3. Didukung Rusia dan Brasil

Sejumlah negara, seperti Rusia, Brasil dan St.Vincent and Grenadines, yang mewakili kelompok Afrika, Karibia dan Pasifik, menyatakan dukung Indonesia. Mereka mengungkapkan perhatian terhadap penerapan kebijakan perdagangan dan pembatasan akses pasar.
"Khususnya yang menargetkan komiditas yang diproduksi negara berkembang dan kurang berkembang, dengan alasan perlindungan terhadap lingkungan," kata keterangan tersebut.
Dikutip dari laman web Kementerian Perdagangan, Indonesia menggugat pertama kali UE di WTO dengan nomor kasus DS593: European Union-Certain Measures Concerning Palm Oil and Oil Palm Crop-Based Biofuels pada Desember 2019.

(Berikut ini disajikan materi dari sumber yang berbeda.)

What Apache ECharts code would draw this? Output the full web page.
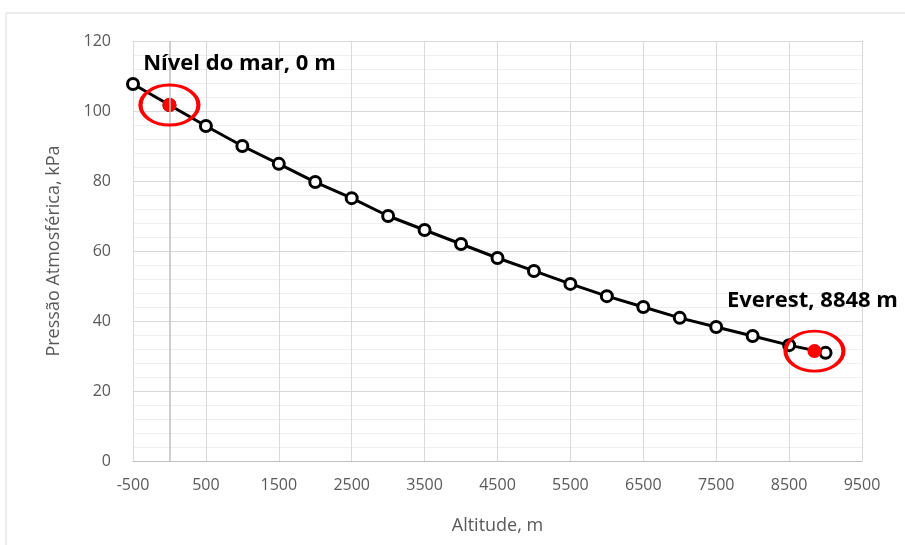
<!DOCTYPE html>
<html><head><meta charset="utf-8">
<script src="https://cdn.jsdelivr.net/npm/echarts@6/dist/echarts.min.js"></script>
<style>html,body{margin:0;padding:0;background:#fff}#c{width:905px;height:545px}</style>
</head><body><div id="c"></div>
<script>
const altitudes = [-500,0,500,1000,1500,2000,2500,3000,3500,4000,4500,5000,5500,6000,6500,7000,7500,8000,8500,9000];
const pressures = [107.7,101.7,95.7,90.0,84.9,79.7,75.1,70.0,66.0,62.0,58.0,54.3,50.6,47.1,44.0,40.9,38.3,35.7,33.1,30.9];
const seaLevel = [0, 101.7];
const everest = [8848, 31.4];
const seaLabel = 'Nível do mar, 0 m';
const everestLabel = 'Everest, 8848 m';
const xTitle = 'Altitude, m';
const yTitle = 'Pressão Atmosférica, kPa';

const chart = echarts.init(document.getElementById('c'), null, {renderer:'canvas'});
const font = '"Open Sans", "Liberation Sans", sans-serif';
chart.setOption({
  animation:false,
  backgroundColor:'#fff',
  graphic:[{type:'rect', shape:{x:6,y:13,width:920,height:560}, style:{fill:'none', stroke:'#d9d9d9', lineWidth:1}, silent:true, z:-1}],
  grid:{left:133, right:43, top:41, bottom:84},
  xAxis:{type:'value', min:-500, max:9500, interval:1000,
    axisLine:{show:true, lineStyle:{color:'#bfbfbf', width:1}},
    axisTick:{show:false},
    axisLabel:{color:'#595959', fontSize:16, fontFamily:font, margin:16, formatter:v=>String(v)},
    splitLine:{show:true, lineStyle:{color:'#d9d9d9', width:1}},
    name:xTitle, nameLocation:'middle', nameGap:56,
    nameTextStyle:{color:'#595959', fontSize:18, fontFamily:font}
  },
  yAxis:{type:'value', min:0, max:120, interval:20,
    axisLine:{show:false}, axisTick:{show:false},
    axisLabel:{color:'#595959', fontSize:16, fontFamily:font, margin:22},
    splitLine:{show:true, lineStyle:{color:'#d9d9d9', width:1}},
    minorTick:{show:false, splitNumber:5},
    minorSplitLine:{show:true, lineStyle:{color:'#efefef', width:1}},
    name:yTitle, nameLocation:'middle', nameGap:70,
    nameTextStyle:{color:'#595959', fontSize:18, fontFamily:font}
  },
  series:[
    {type:'line', data:altitudes.map((a,i)=>[a,pressures[i]]),
      symbol:'circle', symbolSize:11, showAllSymbol:true,
      lineStyle:{color:'#000', width:3},
      itemStyle:{color:'#fff', borderColor:'#000', borderWidth:3},
      markLine:{silent:true, symbol:'none', label:{show:false},
        lineStyle:{color:'#bfbfbf', width:1.5, type:'solid'}, data:[{xAxis:0}]},
      z:3},
    {type:'scatter', data:[seaLevel, everest], symbol:'circle', symbolSize:14,
      itemStyle:{color:'#ff0000', opacity:1}, z:4},
    {type:'scatter', data:[
        {value:seaLevel, label:{show:true, formatter:seaLabel, position:'inside', offset:[70,-41]}},
        {value:everest, label:{show:true, formatter:everestLabel, position:'inside', offset:[-2,-50]}}
      ],
      symbol:'circle', symbolSize:[58,40],
      itemStyle:{color:'rgba(0,0,0,0)', borderColor:'#ff0000', borderWidth:3.5, opacity:1},
      label:{color:'#000', fontWeight:'bold', fontSize:22, fontFamily:font},
      z:5}
  ]
});
</script></body></html>
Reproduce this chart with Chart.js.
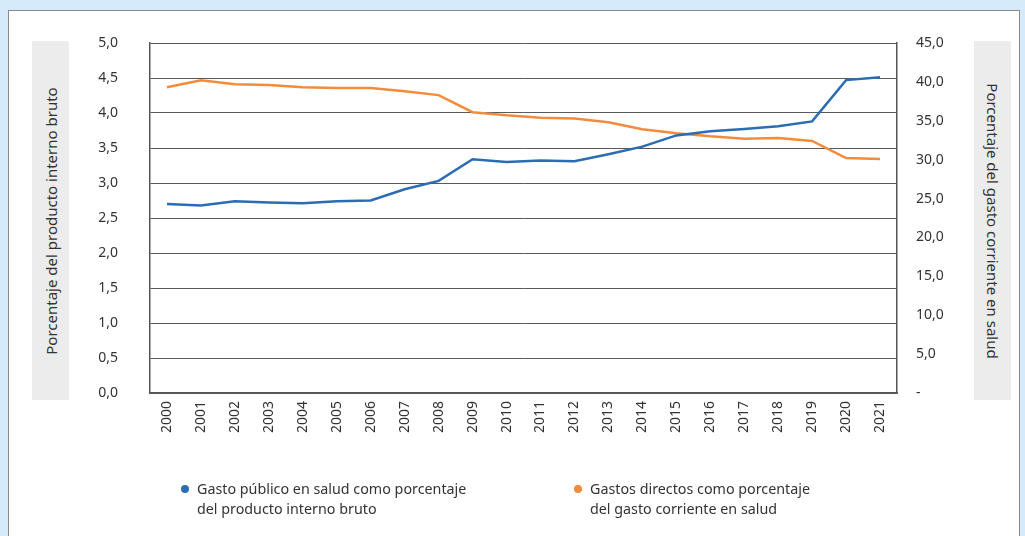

Gugatan mencakup kebijakan RED II dan Delegated Regulation UE, serta kebijakan Prancis yang menjadi hambatan akses pasar kelapa sawit sebagai bahan baku biofuel. Hambatan tersebut terkait pembatasan konsumsi biofuel berbahan baku kelapa sawit sebesar 7 persen, kriteria (high ILUC-risk), dan ketentuan penghentian penggunaan biofuel berbahan baku kelapa sawit secara bertahap (phase out).
Berdasarkan peraturan WTO, jika tidak ada keberatan dari para pihak yang bersengketa, panel report akan diadopsi dalam kurun waktu 20-60 hari setelah disirkulasikan kepada Anggota WTO, sehingga laporan tersebut bersifat mengikat kepada Indonesia dan UE. UE kemudian akan mengambil langkah-langkah yang diperlukan untuk mematuhi kewajibannya sesuai putusan Panel WTO.
Mendag mengatakan, Pemerintah Indonesia akan memonitor secara ketat perubahan regulasi UE agar sesuai dengan putusan dan rekomendasi DSB WTO, khususnya terkait unsur diskriminasi yang dimenangkan Indonesia. Jika diperlukan, Pemerintah Indonesia juga akan menilai kepatuhan (compliance panel) terhadap hal tersebut.